Wild Fell begins in the small town of Alvina, Ontario, in 1960, when Sean Schwartz asks his high school sweetheart, Brenda Egan, if she believes in ghosts. Whether he’s trying to scare her into cuddling closer, looking for some excitement to end the summer before school begins again, or is entirely sincere in his question, his question is a prelude to asking Brenda if she’ll cross a mile of Devil’s Lake to Blackmore Island to explore the remains of a mansion called Wild Fell. It takes some persuading, but Brenda reluctantly agrees, only to change her mind when they’re halfway there, suddenly frightened. Sean is disappointed, maybe angry, but the evening is saved by an illicit bottle of wine and a bonfire. But Wild Fell isn’t done with them, and the curtain of the prologue falls as a legend begins.
Michael Rowe sets his hook firmly with this prologue, but then he lets the line out for a nice long run. Jameson Browning — Jamie — tells us the story in the first person, starting, “I want to teach you about fear.” That sentence recedes from the reader’s mind as Jamie relates the story of his childhood in Alvina with a warm, loving father and a cold, unhappy mother. He is a reclusive child with only one real friend, Hank. Hank is really named Lucinda, but she doesn’t much want to be a girl, as she’s recently demonstrated by cutting off her hair. Hank is better at being a boy than Jamie is, really, and their friendship is a true one that involves no secrets.
Well, except for one: Jamie never tells Hank about Amanda, the girl who lives in his mirror. Amanda has Jamie’s face and speaks in his voice, but she’s completely real. She started as an imaginary playmate of Jamie’s own gender, someone to share victories and grievances with. But when eight-year-old Jamie complains to his mirror that his bike has been stolen by an older child, the presence in the mirror becomes a separate person, not an echo. She still uses his throat, his voice, but the words she speaks are not his, and the reflection in the mirror is not of his body or his room. She asks what he wants to happen to the boy who stole his bike, and Jamie says he wants the kid to just shut up and give him his bike back. Amanda promises that this will happen. And it does. Oh, boy, does it ever.
We don’t find out who Amanda is for a long time, not for the rest of Jamie’s childhood, not during his young adulthood in Toronto, not until much later when he returns to Alvina. In the meantime, though, we come to enjoy Jamie’s company. We see him through college and into marriage and a teaching career; being cared for and then caring for his father; and, ultimately, making a purchase in Alvina that will decide his fate. Always, lurking in the background, whether he acknowledges her or not, Amanda haunts his steps. By the time we find out who she was, and what she wants with Jamie, it feels like she’s meddling with a good friend.

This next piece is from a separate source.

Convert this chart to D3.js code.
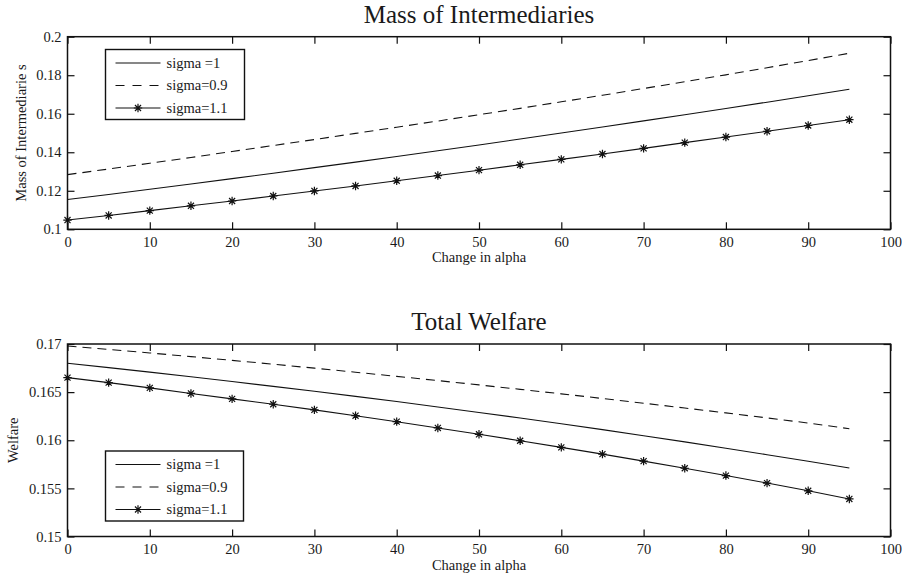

Rowe has meticulously plotted this ghost story, so that nothing feels extraneous and every word seems carefully chosen. There is a sexual ambiguity to Jamie that colors the story, but is never overt, a suggestion; just as the violence is muted, always offstage and related to Jamie afterwards. The horror in this story isn’t graphic, but it is very much present.
Rowe writes beautifully, with words that draw pictures and bring memories to life. Here, for example, is a passage describing Alvina, and other small summer resort towns, from the prologue:
Legends begin in small northern towns on the edge of places other people only drive through on their way to somewhere else, in station wagons and vans full of summer gear: Muskoka chairs in bright summer colours, coolers full of beer, canvas bags bursting with swimsuits and shorts and t-shirts, and dogs who slumber on blankets in the back seat and are bored by the entire process of long car trips.
Towns pass by that are the sum of their parts, and their parts are bridges, barns, fields, and roadside stands where home-baked pies or fresh ice cream are sole in the summer, and pumpkins, sweet corn, and Indian corn in the autumn. These towns are for gas stations that are distance markers for exhausted parents, where the kids can have one final bathroom break before the last stretch of highway leading to driveways that in turn lead to front doors and lake views….
The towns they pass might as well be shell facades, their residents merely extras in a movie called Our Drive Up North to the Cottage, a movie with annual sequels whose totality makes up a lifetime of holiday memories.
When I was a child, we had a place we visited during the summer that was just like that, though a country away. And when I was a child, the ends of long summer evenings, those long, slow twilights during which the shadows got longer and longer, and anything could be hiding behind the bridal veil or under the willow fronds, were eerie and frightening. That feeling, too, is what Rowe has captured in this novel, a lingering, cold dread.
Wild Fell is one of the best books of 2013. And Rowe is a talent to watch.